* **THE REQUEST**
Copy from the first line below down to and including the line with "var yTicksA = [-0.02, 0, 0.02, 0.04, 0.06];". Skip the pictures.

———

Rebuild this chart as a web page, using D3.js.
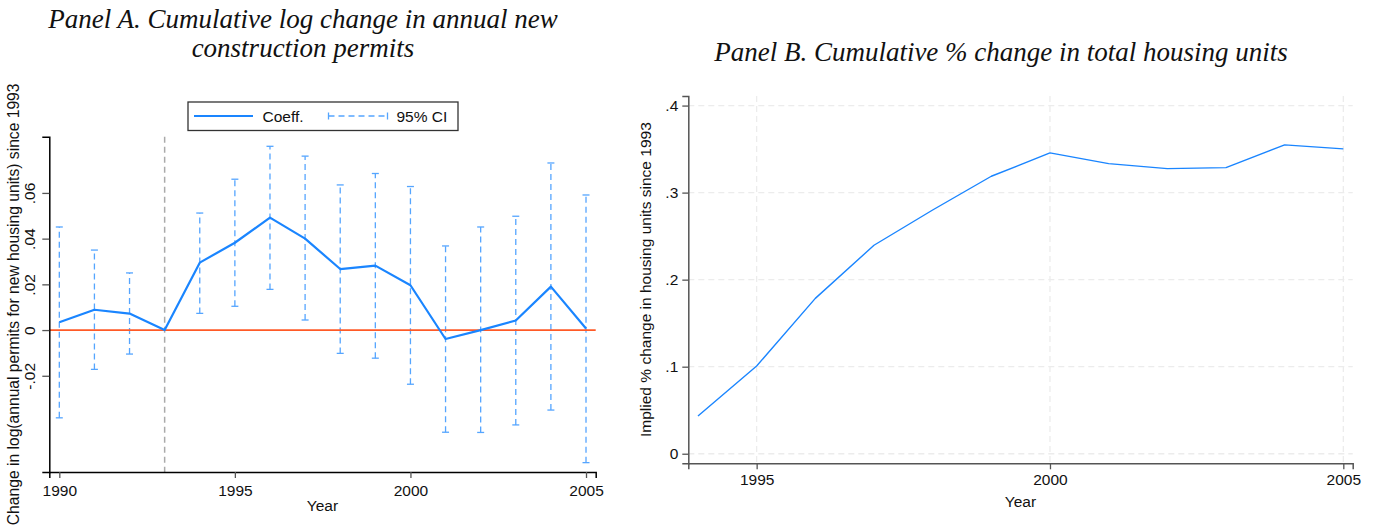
<!DOCTYPE html>
<html>
<head>
<meta charset="utf-8">
<script src="https://cdn.jsdelivr.net/npm/d3@7"></script>
<style>
  body { margin: 0; background: #fff; }
  text { font-family: "Liberation Sans", Arial, sans-serif; fill: #111; }
  .title { font-family: "Liberation Serif", "DejaVu Serif", serif; font-style: italic; font-size: 27px; }
</style>
</head>
<body>
<svg width="1379" height="531"></svg>
<script>
// Panel A data: event-study coefficients and 95% CI
var yearsA = [1990, 1991, 1992, 1993, 1994, 1995, 1996, 1997, 1998, 1999, 2000, 2001, 2002, 2003, 2004, 2005];
var coef   = [0.0034, 0.0089, 0.0072, 0, 0.0295, 0.0382, 0.0492, 0.0400, 0.0267, 0.0282, 0.0196, -0.0039, 0.0000, 0.0042, 0.0190, 0.0007];
var ciLow  = [-0.0384, -0.0172, -0.0105, null, 0.0073, 0.0104, 0.0178, 0.0044, -0.0102, -0.0123, -0.0237, -0.0447, -0.0448, -0.0415, -0.0350, -0.0580];
var ciHigh = [0.0451, 0.0350, 0.0250, null, 0.0512, 0.0660, 0.0804, 0.0761, 0.0635, 0.0685, 0.0628, 0.0368, 0.0451, 0.0498, 0.0731, 0.0591];
var yTicksA = [-0.02, 0, 0.02, 0.04, 0.06];

// Panel B data: implied % change in housing units
var yearsB = [1994, 1995, 1996, 1997, 1998, 1999, 2000, 2001, 2002, 2003, 2004, 2005];
var housing = [0.0433, 0.1008, 0.1785, 0.2395, 0.2800, 0.3188, 0.3456, 0.3333, 0.3276, 0.3287, 0.3548, 0.3502];
var yTicksB = [0, 0.1, 0.2, 0.3, 0.4];

var xTicks = [1990, 1995, 2000, 2005];
var baseYear = 1993;

var blue = "#1a85ff";
var ciBlue = "#55a5ff";
var orange = "#ff5a27";

var svg = d3.select("svg");

function fmt(d) {
    return d === 0 ? "0" : String(d).replace("0.", ".");
}

// shrink/grow a label's font so it spans the width seen in the picture
function fitText(sel, target) {
    var fs = +sel.attr("font-size");
    var w = sel.node().getComputedTextLength();
    sel.attr("font-size", (fs * target / w).toFixed(2));
}

// ---------- Panel A ----------
var xA = d3.scaleLinear().domain([1989.715, 2005.276]).range([49.3, 595.7]);
var yA = d3.scaleLinear().domain([-0.0621, 0.0846]).range([472, 136.7]);

var gA = svg.append("g");

gA.append("text").attr("class", "title")
    .attr("x", 303).attr("y", 28).attr("text-anchor", "middle")
    .text("Panel A. Cumulative log change in annual new");
gA.append("text").attr("class", "title")
    .attr("x", 303).attr("y", 57).attr("text-anchor", "middle")
    .text("construction permits");

// reference lines
gA.append("line")
    .attr("x1", xA(baseYear)).attr("x2", xA(baseYear))
    .attr("y1", yA.range()[1]).attr("y2", yA.range()[0])
    .attr("stroke", "#aaaaaa").attr("stroke-width", 1.5)
    .attr("stroke-dasharray", "6,4");

// confidence intervals
var ciData = yearsA.map(function (y, i) {
    return {year: y, lo: ciLow[i], hi: ciHigh[i]};
}).filter(function (d) { return d.lo !== null; });

var ci = gA.append("g").selectAll("g").data(ciData).enter().append("g");
ci.append("line")
    .attr("x1", function (d) { return xA(d.year); })
    .attr("x2", function (d) { return xA(d.year); })
    .attr("y1", function (d) { return yA(d.lo); })
    .attr("y2", function (d) { return yA(d.hi); })
    .attr("stroke", ciBlue).attr("stroke-width", 1.3)
    .attr("stroke-dasharray", "6,4");
["lo", "hi"].forEach(function (k) {
    ci.append("line")
        .attr("x1", function (d) { return xA(d.year) - 3.5; })
        .attr("x2", function (d) { return xA(d.year) + 3.5; })
        .attr("y1", function (d) { return yA(d[k]); })
        .attr("y2", function (d) { return yA(d[k]); })
        .attr("stroke", ciBlue).attr("stroke-width", 1.3);
});

gA.append("line")
    .attr("x1", xA.range()[0]).attr("x2", xA.range()[1])
    .attr("y1", yA(0)).attr("y2", yA(0))
    .attr("stroke", orange).attr("stroke-width", 1.8);

var lineA = d3.line()
    .x(function (d, i) { return xA(yearsA[i]); })
    .y(function (d) { return yA(d); });
gA.append("path").datum(coef)
    .attr("d", lineA).attr("fill", "none")
    .attr("stroke", blue).attr("stroke-width", 2.2)
    .attr("stroke-linejoin", "round");

// axes
var axA_x = gA.append("g").attr("transform", "translate(0," + yA.range()[0] + ")")
    .call(d3.axisBottom(xA).tickValues(xTicks).tickFormat(d3.format("d")).tickSize(6).tickPadding(4));
var axA_y = gA.append("g").attr("transform", "translate(" + xA.range()[0] + ",0)")
    .call(d3.axisLeft(yA).tickValues(yTicksA).tickFormat(fmt).tickSize(7).tickPadding(5));
[axA_x, axA_y].forEach(function (ax) {
    ax.select(".domain").attr("stroke", "#000").attr("stroke-width", 1.5);
    ax.selectAll(".tick line").attr("stroke", "#555").attr("stroke-width", 1.3);
    ax.selectAll("text").attr("font-size", 15.5).attr("fill", "#111")
        .attr("font-family", "Liberation Sans, Arial, sans-serif");
});
axA_y.selectAll(".tick text")
    .attr("text-anchor", "middle").attr("x", null).attr("dy", null)
    .attr("transform", "translate(-14,0) rotate(-90)");
axA_x.selectAll(".tick text").attr("dy", "0.9em");

gA.append("text").attr("x", (xA.range()[0] + xA.range()[1]) / 2).attr("y", 511)
    .attr("text-anchor", "middle").attr("font-size", 15.5).text("Year");
gA.append("text")
    .attr("transform", "translate(19," + (yA.range()[0] + yA.range()[1]) / 2 + ") rotate(-90)")
    .attr("text-anchor", "middle").attr("font-size", 15)
    .text("Change in log(annual permits for new housing units) since 1993")
    .call(fitText, 442);

// legend
var leg = gA.append("g");
leg.append("rect").attr("x", 188).attr("y", 102).attr("width", 270).attr("height", 28.5)
    .attr("fill", "#fff").attr("stroke", "#333").attr("stroke-width", 1.3);
leg.append("line").attr("x1", 194).attr("x2", 253).attr("y1", 116).attr("y2", 116)
    .attr("stroke", blue).attr("stroke-width", 2.2);
leg.append("text").attr("x", 262.5).attr("y", 121.5).attr("font-size", 15.5).text("Coeff.");
leg.append("line").attr("x1", 328.5).attr("x2", 387.5).attr("y1", 116).attr("y2", 116)
    .attr("stroke", ciBlue).attr("stroke-width", 1.3).attr("stroke-dasharray", "6,4");
[328.5, 387.5].forEach(function (x) {
    leg.append("line").attr("x1", x).attr("x2", x).attr("y1", 112.5).attr("y2", 119.5)
        .attr("stroke", ciBlue).attr("stroke-width", 1.3);
});
leg.append("text").attr("x", 396.5).attr("y", 121.5).attr("font-size", 15.5).text("95% CI");

// ---------- Panel B ----------
var xB = d3.scaleLinear().domain([1993.835, 2005.16]).range([688.3, 1352.7]);
var yB = d3.scaleLinear().domain([-0.011, 0.411]).range([463.3, 96]);

var gB = svg.append("g");

gB.append("text").attr("class", "title")
    .attr("x", 1001).attr("y", 61).attr("text-anchor", "middle")
    .text("Panel B. Cumulative % change in total housing units");

// grid
gB.append("g").selectAll("line").data(yTicksB).enter().append("line")
    .attr("x1", xB.range()[0]).attr("x2", xB.range()[1])
    .attr("y1", function (d) { return yB(d); })
    .attr("y2", function (d) { return yB(d); })
    .attr("stroke", "#ececec").attr("stroke-width", 1.3).attr("stroke-dasharray", "6,4");
gB.append("g").selectAll("line").data([1995, 2000, 2005]).enter().append("line")
    .attr("x1", function (d) { return xB(d); })
    .attr("x2", function (d) { return xB(d); })
    .attr("y1", yB.range()[1]).attr("y2", yB.range()[0])
    .attr("stroke", "#ececec").attr("stroke-width", 1.3).attr("stroke-dasharray", "6,4");

var lineB = d3.line()
    .x(function (d, i) { return xB(yearsB[i]); })
    .y(function (d) { return yB(d); });
gB.append("path").datum(housing)
    .attr("d", lineB).attr("fill", "none")
    .attr("stroke", blue).attr("stroke-width", 1.4)
    .attr("stroke-linejoin", "round");

var axB_x = gB.append("g").attr("transform", "translate(0," + yB.range()[0] + ")")
    .call(d3.axisBottom(xB).tickValues([1995, 2000, 2005]).tickFormat(d3.format("d")).tickSize(6).tickPadding(4));
var axB_y = gB.append("g").attr("transform", "translate(" + xB.range()[0] + ",0)")
    .call(d3.axisLeft(yB).tickValues(yTicksB).tickFormat(fmt).tickSize(6).tickPadding(4));
[axB_x, axB_y].forEach(function (ax) {
    ax.select(".domain").attr("stroke", "#555").attr("stroke-width", 1.5);
    ax.selectAll(".tick line").attr("stroke", "#555").attr("stroke-width", 1.3);
    ax.selectAll("text").attr("font-size", 15.5).attr("fill", "#111")
        .attr("font-family", "Liberation Sans, Arial, sans-serif");
});
axB_x.selectAll(".tick text").attr("dy", "0.75em");

gB.append("text").attr("x", (xB.range()[0] + xB.range()[1]) / 2).attr("y", 507)
    .attr("text-anchor", "middle").attr("font-size", 15.5).text("Year");
gB.append("text")
    .attr("transform", "translate(651," + (yB.range()[0] + yB.range()[1]) / 2 + ") rotate(-90)")
    .attr("text-anchor", "middle").attr("font-size", 15)
    .text("Implied % change in housing units since 1993")
    .call(fitText, 315);
</script>
</body>
</html>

———

* **ANSWER IN FULL**
Rebuild this chart as a web page, using D3.js.
<!DOCTYPE html>
<html>
<head>
<meta charset="utf-8">
<script src="https://cdn.jsdelivr.net/npm/d3@7"></script>
<style>
  body { margin: 0; background: #fff; }
  text { font-family: "Liberation Sans", Arial, sans-serif; fill: #111; }
  .title { font-family: "Liberation Serif", "DejaVu Serif", serif; font-style: italic; font-size: 27px; }
</style>
</head>
<body>
<svg width="1379" height="531"></svg>
<script>
// Panel A data: event-study coefficients and 95% CI
var yearsA = [1990, 1991, 1992, 1993, 1994, 1995, 1996, 1997, 1998, 1999, 2000, 2001, 2002, 2003, 2004, 2005];
var coef   = [0.0034, 0.0089, 0.0072, 0, 0.0295, 0.0382, 0.0492, 0.0400, 0.0267, 0.0282, 0.0196, -0.0039, 0.0000, 0.0042, 0.0190, 0.0007];
var ciLow  = [-0.0384, -0.0172, -0.0105, null, 0.0073, 0.0104, 0.0178, 0.0044, -0.0102, -0.0123, -0.0237, -0.0447, -0.0448, -0.0415, -0.0350, -0.0580];
var ciHigh = [0.0451, 0.0350, 0.0250, null, 0.0512, 0.0660, 0.0804, 0.0761, 0.0635, 0.0685, 0.0628, 0.0368, 0.0451, 0.0498, 0.0731, 0.0591];
var yTicksA = [-0.02, 0, 0.02, 0.04, 0.06];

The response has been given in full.